One day the engine breaks down on the way to a fire. The firemen and bystanders attempt to push the motorized engine, but it is simply too ponderous.  The fire is burning out of control, and the Captain realizes that only Magnus is powerful enough to haul the engine. Magnus is retrieved from in front of the fire, where he stands, waiting.  Even without the aide of his two partners, Magnus attempts to tow the engine. It is a struggle but with the encouragement of onlookers chanting “Pull Magnus! Pull!”  and the firemen pushing from behind, he is able to successfully haul the engine to the fire. It is to be his final job as a fire horse. Magnus is then sent to live out the rest of his days comfortably in an apple orchard, surrounded and loved by children.

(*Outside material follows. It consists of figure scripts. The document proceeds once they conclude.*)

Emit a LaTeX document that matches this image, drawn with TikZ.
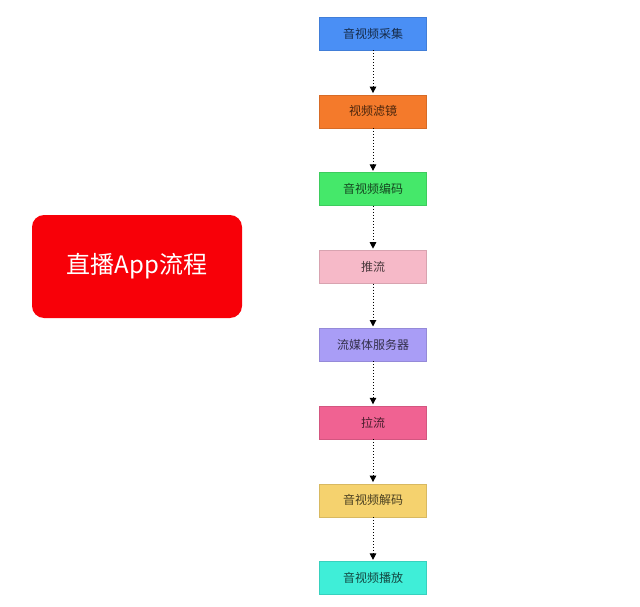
\documentclass[tikz,border=0pt]{standalone}
\usepackage{fontspec}
\setmainfont{Noto Sans CJK SC}
\usepackage{tikz}
\usetikzlibrary{arrows.meta,shadows}

\definecolor{capblue}{HTML}{4A8FF5}
\definecolor{filtorange}{HTML}{F47A2B}
\definecolor{encgreen}{HTML}{45E86A}
\definecolor{pushpink}{HTML}{F6B9C8}
\definecolor{srvpurple}{HTML}{A99DF6}
\definecolor{pullpink}{HTML}{F06292}
\definecolor{decyellow}{HTML}{F5D26E}
\definecolor{playcyan}{HTML}{3FEED8}
\definecolor{titlered}{HTML}{F80008}

\tikzset{
    stepbox/.style={line width=0.4pt, minimum width=107pt, minimum height=33pt,
        font=\fontsize{12}{14}\selectfont, inner sep=0pt,
        drop shadow={opacity=0.2, shadow xshift=0.8pt, shadow yshift=-0.8pt}},
    flow/.style={dotted, line width=1pt, -{Triangle[width=6.5pt,length=6.5pt]}, shorten >=1.5pt}
}

\begin{document}
\begin{tikzpicture}[x=1pt,y=-1pt]
    \useasboundingbox (0,0) rectangle (640,607);

    % Title box on the left:
    \node (title) at (137,266.5) [fill=titlered, rounded corners=12pt, minimum width=210pt,
        minimum height=103pt, text=white, font=\fontsize{24}{28}\selectfont] {直播App流程};

    % Steps of the pipeline, top to bottom:
    \foreach \name/\col/\txt [count=\i from 0] in {
            cap/capblue/音视频采集, filt/filtorange/视频滤镜, enc/encgreen/音视频编码,
            push/pushpink/推流, srv/srvpurple/流媒体服务器, pull/pullpink/拉流,
            dec/decyellow/音视频解码, play/playcyan/音视频播放}
        \node (\name) at (373, 33.5+77.8*\i)
            [stepbox, fill=\col, draw=\col!88!black, text=\col!30!black] {\txt};

    % Dotted arrows between the steps:
    \foreach \a/\b in {cap/filt, filt/enc, enc/push, push/srv, srv/pull, pull/dec, dec/play}
        \draw [flow] (\a) -- (\b);
\end{tikzpicture}
\end{document}
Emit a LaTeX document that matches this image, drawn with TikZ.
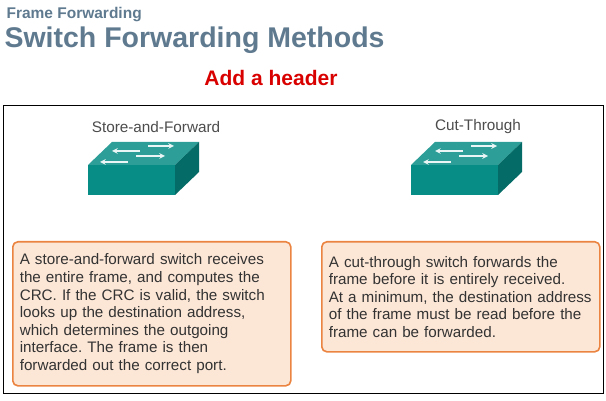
\documentclass[tikz,border=0pt]{standalone}
\usepackage{fontspec}
\setmainfont{Liberation Sans}
\frenchspacing
\usetikzlibrary{positioning}
\definecolor{ttl}{HTML}{5F7A8F}
\definecolor{boxfill}{HTML}{FCE6D6}
\definecolor{boxline}{HTML}{EB8440}
\definecolor{swtop}{HTML}{2E9E98}
\definecolor{swfront}{HTML}{078C86}
\definecolor{swside}{HTML}{056B66}
\tikzset{
  note/.style={draw=boxline,line width=1.6pt,fill=boxfill,rounded corners=5pt,anchor=north west,
    align=left,inner xsep=7pt,inner ysep=6pt,font=\fontsize{15.2}{17.6}\selectfont,text=black!80},
  swlabel/.style={font=\fontsize{15.3}{17}\selectfont,text=black!70}
}
\newcommand{\switchicon}[2]{%
  \begin{scope}[shift={(#1,#2)}]
    \fill[swtop] (0,0) -- (24,-23) -- (111,-23) -- (87,0) -- cycle;
    \fill[swfront] (0,0) -- (87,0) -- (87,30) -- (0,30) -- cycle;
    \fill[swside] (87,0) -- (111,-23) -- (111,7) -- (87,30) -- cycle;
    \draw[white!90!swtop,line width=1.5pt,-stealth] (60,-19) -- (86,-19);
    \draw[white!90!swtop,line width=1.5pt,-stealth] (52,-14) -- (24,-14);
    \draw[white!90!swtop,line width=1.5pt,-stealth] (48,-9) -- (77,-9);
    \draw[white!90!swtop,line width=1.5pt,-stealth] (40,-3) -- (12,-3);
  \end{scope}}
\begin{document}
\begin{tikzpicture}[x=1pt,y=-1pt]
\useasboundingbox (0,0) rectangle (606,401);
\node (sub) [anchor=west,text=ttl,font=\bfseries\fontsize{15.5}{17}\selectfont] at (3,15) {Frame Forwarding};
\node (title) [anchor=west,text=ttl,font=\bfseries\fontsize{28.5}{31}\selectfont] at (1,40) {Switch Forwarding Methods};
\node (header) [text=red!85!black,font=\bfseries\fontsize{21}{23}\selectfont] at (271,78) {Add a header};
\draw[black,line width=0.8pt] (3,105) rectangle (603,393);
\node (sflabel) [swlabel] at (156,127) {Store-and-Forward};
\node (ctlabel) [swlabel] at (478,127) {Cut-Through};
\switchicon{88}{165}
\switchicon{411}{165}
\node (sfnote) [note,text width=264pt,minimum height=144pt] at (12,241)
  {A store-and-forward switch receives\\the entire frame, and computes the\\CRC. If the CRC is valid, the switch\\looks up the destination address,\\which determines the outgoing\\interface. The frame is then\\forwarded out the correct port.};
\node (ctnote) [note,text width=264pt,minimum height=110pt] at (321,241)
  {A cut-through switch forwards the\\frame before it is entirely received.\\At a minimum, the destination address\\of the frame must be read before the\\frame can be forwarded.};
\end{tikzpicture}
\end{document}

I love to look at art, but to my chagrin, I am a novice when it comes to art critique.  The extent of my analysis is usually limited to the three following responses, “I like it, it’s pretty;” “I don’t like it, it’s not pretty” and “Huh?”  I give Owen Smith’s illustrations my greatest seal of approval -“I like it, it’s pretty!” In  all seriousness, Smith’s stunning oil paintings are so incredibly lovely that even I can come up with more than one response to describe them.  His depictions of the horses are the most majestic I have every seen; my scans simply cannot do them justice.  There are quite a few double page spreads which I can’t even fit on my scanner.  And the end paper. . . . Well, you will simply have to read Armstrong's  great historical story to see for yourself.  Read Magnus at the Fire and I am sure you and your kids will be chanting like mine at every read, “Pull, Magnus! Pull! Pull, Magnus! Pull!”